В результате у одних князей вотчины в родовом гнезде составляли лишь часть (не главную!) владений, а у других их вовсе не осталось. Поэтому даже для тех князей, чьи родовые владения сохранились, возврат к временам феодальной раздробленности был невыгоден: он означал бы потерю значительной части их вотчин и поместий.
Итак, бояре в XV–XVI веках…
Государевы служилые люди,
хотя и высокого ранга. С молодых лет они участвуют в многочисленных войнах, которые вело Русское государство. Сабельный бой конных отрядов в средневековой битве, где не было ни отдаленных командных пунктов, ни дальнобойной артиллерии, уравнивал перед лицом опасности воеводу и его подчиненных. Пожалуй, для воеводы риск порой был даже большим: в решающие мгновения он должен был оказаться впереди – во главе, в буквальном смысле этого слова, – своего полка. «Пред (курсив мой. – В. К.) войском твоим хожах», – писал Курбский. Именно на воеводу старался направить свои удары неприятель: его убить и выгоднее для победы, и престижнее.
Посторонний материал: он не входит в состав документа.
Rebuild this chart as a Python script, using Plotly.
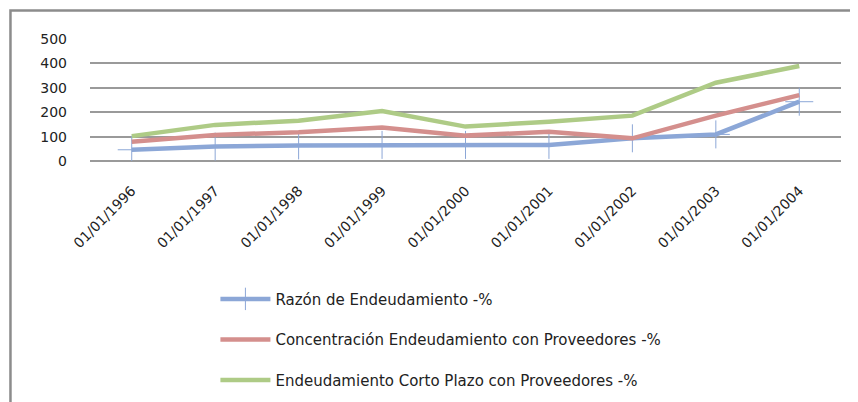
import plotly.graph_objects as go

categories = ["01/01/1996", "01/01/1997", "01/01/1998", "01/01/1999", "01/01/2000",
              "01/01/2001", "01/01/2002", "01/01/2003", "01/01/2004"]
razon = [46, 59, 64, 66, 66, 66, 93, 109, 243]
concentracion = [79, 107, 118, 137, 104, 120, 93, 186, 270]
corto_plazo = [102, 148, 165, 205, 141, 161, 186, 321, 389]
y_ticks = [0, 100, 200, 300, 400, 500]

names = ["Razón de Endeudamiento -%",
         "Concentración Endeudamiento con Proveedores -%",
         "Endeudamiento Corto Plazo con Proveedores -%"]
colors = ["#8ca7d7", "#d48f8d", "#aecb86"]

FONT = "DejaVu Sans"

fig = go.Figure()
fig.add_trace(go.Scatter(x=categories, y=razon, name=names[0], mode="lines+markers",
                         line=dict(color=colors[0], width=4.5),
                         marker=dict(symbol="cross-thin-open", size=20,
                                     line=dict(color=colors[0], width=1)),
                         legendgroup="a"))
fig.add_trace(go.Scatter(x=categories, y=concentracion, name=names[1], mode="lines",
                         line=dict(color=colors[1], width=4.5), legendgroup="b"))
fig.add_trace(go.Scatter(x=categories, y=corto_plazo, name=names[2], mode="lines",
                         line=dict(color=colors[2], width=4.5), legendgroup="c"))

# outer frame (top and left borders)
fig.add_shape(type="path", xref="paper", yref="paper",
              path="M -0.1059,-1.98 L -0.1059,1.2336 L 1.03,1.2336",
              line=dict(color="#8c8c8c", width=2.5))

fig.update_layout(
    width=850, height=394,
    margin=dict(l=82, r=17, t=31, b=241, autoexpand=False),
    paper_bgcolor="white", plot_bgcolor="white",
    font=dict(family=FONT, size=13, color="#222"),
    showlegend=True,
    legend=dict(x=0.167, y=-0.997, xanchor="left", yanchor="top",
                tracegroupgap=18, font=dict(family=FONT, size=15, color="#222"),
                itemwidth=50, bgcolor="rgba(0,0,0,0)"),
    xaxis=dict(type="category", range=[-0.5, 8.5], tickangle=-45, showgrid=False,
               showline=False, ticks="", tickfont=dict(size=14), ticklabelstandoff=18),
    yaxis=dict(range=[0, 500], tickvals=y_ticks, showgrid=True, gridcolor="#9a9a9a",
               gridwidth=1.5, zeroline=True, zerolinecolor="#9a9a9a", zerolinewidth=1.5,
               showline=False, ticks="", ticklabelstandoff=22, tickfont=dict(size=14)),
)

fig.write_html("out.html")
В родословиях боярских родов при многих именах стоят пометы о гибели в той или иной битве.
Потому, верно, трудно было сыскать боярина без шрамов от боевых ран. Видимо, воинская доблесть входила важнейшим компонентом в систему ценностей бояр. До нас не дошло даже сообщений о том, что, мол, такой-то боярин струсил в сражении. Порой даже люди, запятнанные холопством перед царем, участием в казнях, корыстолюбием, на поле боя вели себя мужественно. Кровавый опричный палач Малюта Скуратов (несмотря на незнатное происхождение, он был думным дворянином, а потому как бы входил в число «всех бояр») погиб достойно: во время штурма ливонской крепости Пайды, врываясь на коне в пролом стены. Мало хорошего можно сказать об Алексее Даниловиче Басманове: летописец называл его в числе тех «злых людей», по чьему «совету» была создана опричнина. Но он был опытным и храбрым воином, организатором обороны Рязани от крымских войск. Увы, далеко не всегда военная доблесть и гражданское мужество совмещаются в одном лице…
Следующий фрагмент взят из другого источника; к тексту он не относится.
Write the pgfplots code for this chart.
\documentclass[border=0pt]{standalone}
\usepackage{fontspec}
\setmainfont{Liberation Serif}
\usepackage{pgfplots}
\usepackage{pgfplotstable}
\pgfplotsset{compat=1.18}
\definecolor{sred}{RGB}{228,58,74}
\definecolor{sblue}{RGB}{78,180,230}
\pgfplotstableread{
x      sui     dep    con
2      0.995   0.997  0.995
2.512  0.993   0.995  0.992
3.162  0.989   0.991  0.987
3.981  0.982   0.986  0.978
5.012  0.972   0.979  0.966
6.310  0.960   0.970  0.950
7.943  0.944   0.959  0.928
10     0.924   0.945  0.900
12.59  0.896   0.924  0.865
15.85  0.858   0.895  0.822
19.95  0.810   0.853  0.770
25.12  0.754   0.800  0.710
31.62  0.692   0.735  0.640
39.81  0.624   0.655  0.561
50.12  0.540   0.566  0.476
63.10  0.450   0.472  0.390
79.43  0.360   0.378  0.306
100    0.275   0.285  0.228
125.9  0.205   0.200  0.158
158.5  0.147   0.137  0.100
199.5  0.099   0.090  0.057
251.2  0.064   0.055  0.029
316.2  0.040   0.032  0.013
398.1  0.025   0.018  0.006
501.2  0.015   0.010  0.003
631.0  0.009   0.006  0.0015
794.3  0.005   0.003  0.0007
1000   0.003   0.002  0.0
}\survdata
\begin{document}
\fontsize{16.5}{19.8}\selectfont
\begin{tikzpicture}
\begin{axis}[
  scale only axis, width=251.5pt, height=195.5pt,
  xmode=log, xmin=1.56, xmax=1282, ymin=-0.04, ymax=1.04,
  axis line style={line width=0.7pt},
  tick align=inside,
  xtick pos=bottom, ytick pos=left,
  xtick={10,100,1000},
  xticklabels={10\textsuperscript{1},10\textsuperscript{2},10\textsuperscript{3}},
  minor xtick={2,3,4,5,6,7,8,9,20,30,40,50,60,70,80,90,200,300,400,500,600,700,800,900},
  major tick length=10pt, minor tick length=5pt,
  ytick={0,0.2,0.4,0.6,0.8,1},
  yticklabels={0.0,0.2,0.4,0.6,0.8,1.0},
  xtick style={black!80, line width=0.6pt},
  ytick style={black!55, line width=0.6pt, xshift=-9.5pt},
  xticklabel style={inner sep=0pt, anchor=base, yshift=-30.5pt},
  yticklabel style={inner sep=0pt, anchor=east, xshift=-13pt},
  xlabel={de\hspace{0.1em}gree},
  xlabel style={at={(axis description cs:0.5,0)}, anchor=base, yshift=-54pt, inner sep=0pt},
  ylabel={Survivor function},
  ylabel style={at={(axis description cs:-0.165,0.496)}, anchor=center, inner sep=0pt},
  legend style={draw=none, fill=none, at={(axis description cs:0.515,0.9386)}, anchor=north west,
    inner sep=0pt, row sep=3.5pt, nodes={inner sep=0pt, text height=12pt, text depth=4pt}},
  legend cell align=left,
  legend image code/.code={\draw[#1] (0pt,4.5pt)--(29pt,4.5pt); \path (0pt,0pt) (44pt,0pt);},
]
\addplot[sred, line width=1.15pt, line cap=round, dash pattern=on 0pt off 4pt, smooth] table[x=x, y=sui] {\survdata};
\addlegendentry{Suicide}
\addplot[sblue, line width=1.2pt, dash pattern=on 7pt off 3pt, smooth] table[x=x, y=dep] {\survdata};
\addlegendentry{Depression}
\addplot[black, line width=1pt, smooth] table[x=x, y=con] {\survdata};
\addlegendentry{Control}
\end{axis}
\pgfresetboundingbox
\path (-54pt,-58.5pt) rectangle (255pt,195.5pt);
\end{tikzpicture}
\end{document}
Среди воевод было немало талантливых военачальников. Князь Михайло Иванович Воротынский создал первый в России устав пограничной службы, организовал охрану рубежей от набегов крымских ханов. В 1572 году во главе объединенного войска земских и опричников он разгромил войска крымского хана Девлет-Гирея и спас столицу и всю страну от страшного разорения (Иван Грозный по-своему отблагодарил полководца: через год тот был казнен).
Менее известен князь Юрий Иванович Шемякин-Пронский. При штурме Казани ему было чуть больше двадцати, но он возглавил семитысячный полк, первым ворвавшийся в город.
Современного читателя удивит молодость воеводы, но люди тогда взрослели раньше. В двадцать три года одержал прославившие его победы над интервентами князь Михайло Васильевич Скопин-Шуйский. Когда Пожарскому предложили возглавить ополчение, он был уже опытным воеводой, участником многих битв. А ему еще не исполнилось тридцати трех.
Бояре рано становились воеводами, отчасти потому, что знатное происхождение предназначало к высокому служебному положению. Этому способствовало…
Местничество
Долгое время его считали пережитком удельной старины. Лишь сравнительно недавно А. А. Зимин доказал, что возникло местничество только в едином государстве, на рубеже XV–XVI веков.
Традиционно местничество представляют себе как спор обуянных аристократической спесью людей из-за смешных деталей этикета – кому на каком месте сидеть.